At one step in the construction, we take a single open interval $(r, t)$ as we remove it from the Cantor set, and we define $f(x)$ should be for $x$ in that interval. Let $s$ be the midpoint between $r$ and $t$. Then for some $s_0\in (r, s)$ $f(x) = (x-r)^2\sin(1/(x-r))$ on $(r, s_0)$, and then a constant on $[s_0, s]$. On the interval $(s, t)$ the function looks like an exact mirror image.

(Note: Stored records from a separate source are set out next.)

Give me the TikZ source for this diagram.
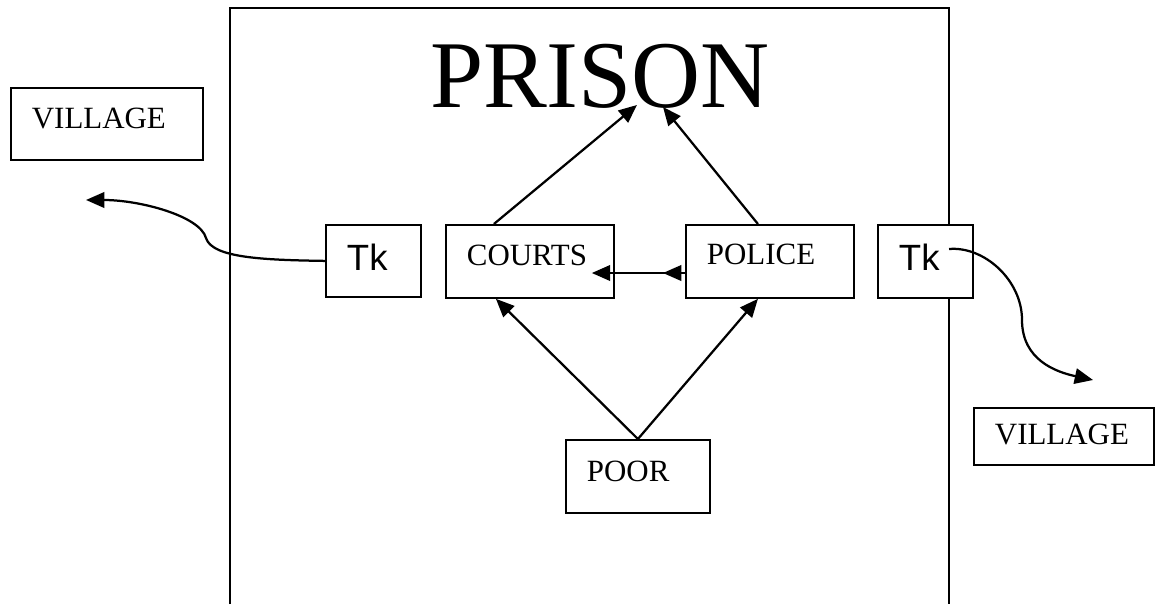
\documentclass[tikz,border=0pt]{standalone}
\usepackage{fontspec}
\setmainfont{Liberation Serif}
\newfontfamily\tkfont{Liberation Sans}
\usetikzlibrary{arrows.meta}

\begin{document}
\begin{tikzpicture}[box/.style = {draw, fill=white, line width=1.3pt, anchor=north west, inner xsep=0.525cm, inner ysep=0pt, align=left, font=\fontsize{22}{24}\selectfont},
  tkbox/.style = {box, font=\tkfont\fontsize{26}{28}\selectfont},
  arr/.style = {line width=1.6pt, -{Triangle[length=13pt,width=11pt]}}]
\useasboundingbox (0,0) rectangle (28.875,15.1);
\draw[line width=1.3pt] (5.75,0) -- (5.75,14.9) -- (23.725,14.9) -- (23.725,0);
\node[anchor=base, font=\fontsize{68}{70}\selectfont] (title) at (15,12.4) {PRISON};
\node[box, text width=3.75cm, text height=1.025cm, text depth=0.775cm] (villageL) at (0.25,12.925) {VILLAGE};
\node[tkbox, text width=1.325cm, text height=1.15cm, text depth=0.65cm] (tkL) at (8.125,9.5) {Tk};
\node[box, text width=3.15cm, text height=1.025cm, text depth=0.8cm] (courts) at (11.125,9.5) {COURTS};
\node[box, text width=3.15cm, text height=1.0cm, text depth=0.825cm] (police) at (17.125,9.5) {POLICE};
\node[tkbox, text width=1.325cm, text height=1.15cm, text depth=0.675cm] (tkR) at (21.925,9.5) {Tk};
\node[box, text width=2.55cm, text height=1.05cm, text depth=0.775cm] (poor) at (14.125,4.125) {POOR};
\node[box, text width=3.45cm, text height=0.925cm, text depth=0.5cm] (villageR) at (24.325,4.925) {VILLAGE};
\coordinate (outL) at (2.15,10.1);
\coordinate (outR) at (27.325,5.6);
\draw[arr] ([xshift=-0.9cm]courts.north) -- ([xshift=0.925cm,yshift=0.075cm]title.base);
\draw[arr] ([xshift=-0.3cm]police.north) -- ([xshift=1.575cm,yshift=0.025cm]title.base);
\draw[arr] (poor.north) -- ([xshift=-0.85cm]courts.south);
\draw[arr] (poor.north) -- ([xshift=-0.3cm]police.south);
\draw[arr] ([yshift=-0.29cm]police.west) -- ([xshift=-0.575cm,yshift=-0.29cm]courts.east);
\draw[arr] ([yshift=-0.29cm]police.west) -- ++(-0.55,0);
% roads out to the villages
\draw[arr] (tkL.west) .. controls (6.6,8.6) and (5.3,8.65) .. (5.15,9.15)
  .. controls (5.0,9.7) and (3.5,10.1) .. (outL);
\draw[arr] ([xshift=0.59cm,yshift=0.31cm]tkR.center) .. controls (24.6,8.95) and (25.55,8.1) .. (25.55,7.1)
  .. controls (25.55,6.1) and (26.4,5.8) .. (outR);
\end{tikzpicture}
\end{document}
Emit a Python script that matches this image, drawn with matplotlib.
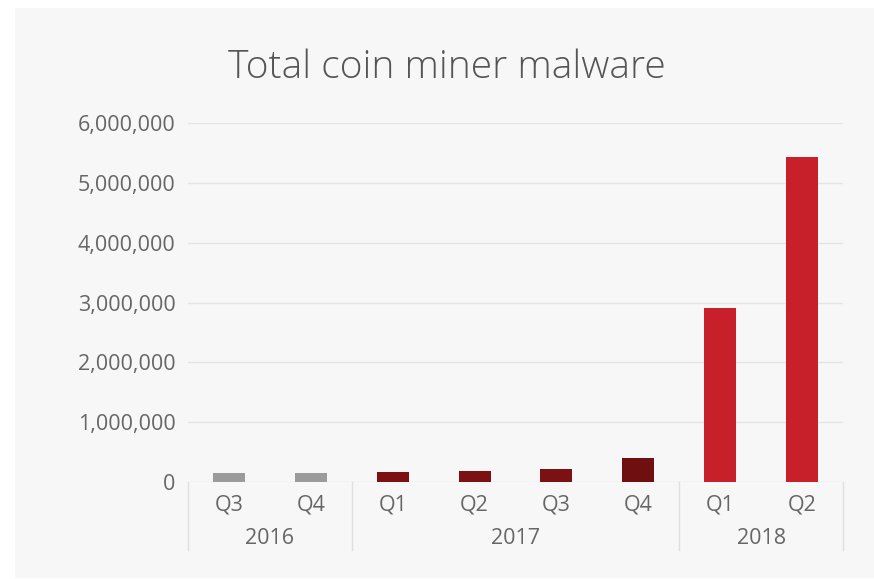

Here it is important to note that $\sin$ is always between $\pm 1$, so multiplying by a sine term will never increase the absolute value of a function. Specifically, $g(x)\cdot \sin(\theta)$ always lies between $\pm g(x)$ for any function $g(x)$, for any $\theta$ (even if $\theta$ is itself a function of $x$).

Thus on the interval $(r, s)$, the value of $f(x)$ is between $\pm (x-r)^2$ and on the interval $(s, t)$ it lies between $\pm (x-t)^2$. This means that on the entire interval $(r, t)$, $f(x)$ lies between both $\pm (x-r)^2$ and $\pm (x-t)^2$.

There are now two cases: $a\leq r$ or $a\geq t$ (we can't have $a\in (r, t)$ because that interval is removed from the Cantor set).

If $a\leq r\leq x$, then $(x-a)^2\geq (x-r)^2$, and since $-(x-r)^2\leq f(x)\leq (x-r)^2$ we get $$ -(x-a)^2\leq f(x)\leq (x-a)^2 $$ In the other case, swap out $r$ with $t$, set $a\geq t\geq x$, and the proof is completely analoguous.